→ SET PROBLEM
Quote the data below in full, minus the images.

→ INFORMATION SHOWN
##########
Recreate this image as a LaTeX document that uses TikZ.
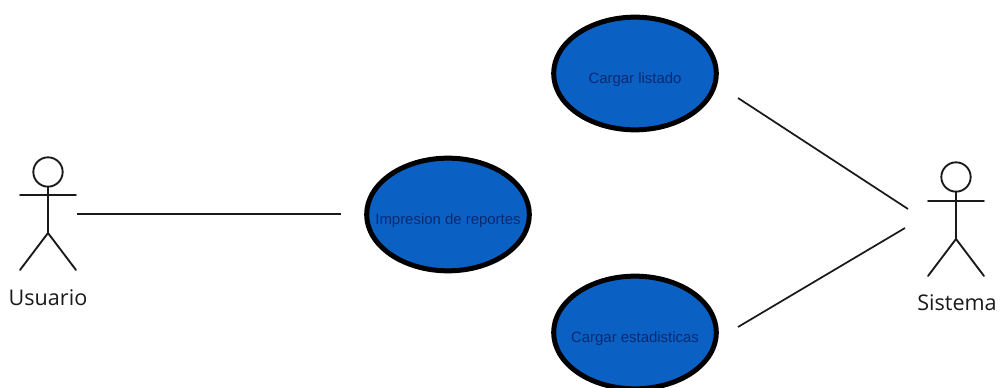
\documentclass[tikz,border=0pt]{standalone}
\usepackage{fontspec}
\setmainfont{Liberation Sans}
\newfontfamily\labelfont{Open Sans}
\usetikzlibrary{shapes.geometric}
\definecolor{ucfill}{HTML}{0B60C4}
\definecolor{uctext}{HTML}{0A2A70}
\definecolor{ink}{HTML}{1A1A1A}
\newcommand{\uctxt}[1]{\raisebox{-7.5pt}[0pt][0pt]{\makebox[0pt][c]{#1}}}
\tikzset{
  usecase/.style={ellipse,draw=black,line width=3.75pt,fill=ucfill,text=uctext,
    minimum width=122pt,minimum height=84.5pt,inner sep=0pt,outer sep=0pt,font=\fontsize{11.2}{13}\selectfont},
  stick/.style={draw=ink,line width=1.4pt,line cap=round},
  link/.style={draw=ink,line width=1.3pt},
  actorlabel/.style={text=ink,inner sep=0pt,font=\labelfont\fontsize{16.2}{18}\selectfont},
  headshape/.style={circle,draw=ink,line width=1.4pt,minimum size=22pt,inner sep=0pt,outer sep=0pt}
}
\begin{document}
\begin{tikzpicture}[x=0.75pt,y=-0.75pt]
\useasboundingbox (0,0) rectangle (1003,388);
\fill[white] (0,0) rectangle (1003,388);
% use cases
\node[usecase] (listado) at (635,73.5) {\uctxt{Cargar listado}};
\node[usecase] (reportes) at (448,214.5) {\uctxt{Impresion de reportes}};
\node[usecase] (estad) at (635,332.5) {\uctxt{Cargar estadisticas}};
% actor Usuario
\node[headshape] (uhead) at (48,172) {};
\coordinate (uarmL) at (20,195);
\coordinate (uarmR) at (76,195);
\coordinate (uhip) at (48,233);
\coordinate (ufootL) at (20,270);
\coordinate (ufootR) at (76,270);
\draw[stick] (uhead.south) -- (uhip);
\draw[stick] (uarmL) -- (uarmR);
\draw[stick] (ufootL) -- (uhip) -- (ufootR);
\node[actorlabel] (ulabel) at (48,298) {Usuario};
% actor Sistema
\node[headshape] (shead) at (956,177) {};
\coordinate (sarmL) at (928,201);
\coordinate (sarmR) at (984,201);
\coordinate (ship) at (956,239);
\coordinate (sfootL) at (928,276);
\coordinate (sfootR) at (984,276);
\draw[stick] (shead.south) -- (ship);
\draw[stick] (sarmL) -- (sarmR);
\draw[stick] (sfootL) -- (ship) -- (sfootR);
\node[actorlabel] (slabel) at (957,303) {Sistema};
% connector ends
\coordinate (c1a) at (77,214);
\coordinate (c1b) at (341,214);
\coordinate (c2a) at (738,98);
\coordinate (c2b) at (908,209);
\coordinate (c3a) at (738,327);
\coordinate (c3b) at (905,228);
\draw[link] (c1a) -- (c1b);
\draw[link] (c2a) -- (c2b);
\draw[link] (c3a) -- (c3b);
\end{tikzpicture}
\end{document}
##########
→ COMPLETED EXERCISE
Recreate this image as a LaTeX document that uses TikZ.
\documentclass[tikz,border=0pt]{standalone}
\usepackage{fontspec}
\setmainfont{Liberation Sans}
\newfontfamily\labelfont{Open Sans}
\usetikzlibrary{shapes.geometric}
\definecolor{ucfill}{HTML}{0B60C4}
\definecolor{uctext}{HTML}{0A2A70}
\definecolor{ink}{HTML}{1A1A1A}
\newcommand{\uctxt}[1]{\raisebox{-7.5pt}[0pt][0pt]{\makebox[0pt][c]{#1}}}
\tikzset{
  usecase/.style={ellipse,draw=black,line width=3.75pt,fill=ucfill,text=uctext,
    minimum width=122pt,minimum height=84.5pt,inner sep=0pt,outer sep=0pt,font=\fontsize{11.2}{13}\selectfont},
  stick/.style={draw=ink,line width=1.4pt,line cap=round},
  link/.style={draw=ink,line width=1.3pt},
  actorlabel/.style={text=ink,inner sep=0pt,font=\labelfont\fontsize{16.2}{18}\selectfont},
  headshape/.style={circle,draw=ink,line width=1.4pt,minimum size=22pt,inner sep=0pt,outer sep=0pt}
}
\begin{document}
\begin{tikzpicture}[x=0.75pt,y=-0.75pt]
\useasboundingbox (0,0) rectangle (1003,388);
\fill[white] (0,0) rectangle (1003,388);
% use cases
\node[usecase] (listado) at (635,73.5) {\uctxt{Cargar listado}};
\node[usecase] (reportes) at (448,214.5) {\uctxt{Impresion de reportes}};
\node[usecase] (estad) at (635,332.5) {\uctxt{Cargar estadisticas}};
% actor Usuario
\node[headshape] (uhead) at (48,172) {};
\coordinate (uarmL) at (20,195);
\coordinate (uarmR) at (76,195);
\coordinate (uhip) at (48,233);
\coordinate (ufootL) at (20,270);
\coordinate (ufootR) at (76,270);
\draw[stick] (uhead.south) -- (uhip);
\draw[stick] (uarmL) -- (uarmR);
\draw[stick] (ufootL) -- (uhip) -- (ufootR);
\node[actorlabel] (ulabel) at (48,298) {Usuario};
% actor Sistema
\node[headshape] (shead) at (956,177) {};
\coordinate (sarmL) at (928,201);
\coordinate (sarmR) at (984,201);
\coordinate (ship) at (956,239);
\coordinate (sfootL) at (928,276);
\coordinate (sfootR) at (984,276);
\draw[stick] (shead.south) -- (ship);
\draw[stick] (sarmL) -- (sarmR);
\draw[stick] (sfootL) -- (ship) -- (sfootR);
\node[actorlabel] (slabel) at (957,303) {Sistema};
% connector ends
\coordinate (c1a) at (77,214);
\coordinate (c1b) at (341,214);
\coordinate (c2a) at (738,98);
\coordinate (c2b) at (908,209);
\coordinate (c3a) at (738,327);
\coordinate (c3b) at (905,228);
\draw[link] (c1a) -- (c1b);
\draw[link] (c2a) -- (c2b);
\draw[link] (c3a) -- (c3b);
\end{tikzpicture}
\end{document}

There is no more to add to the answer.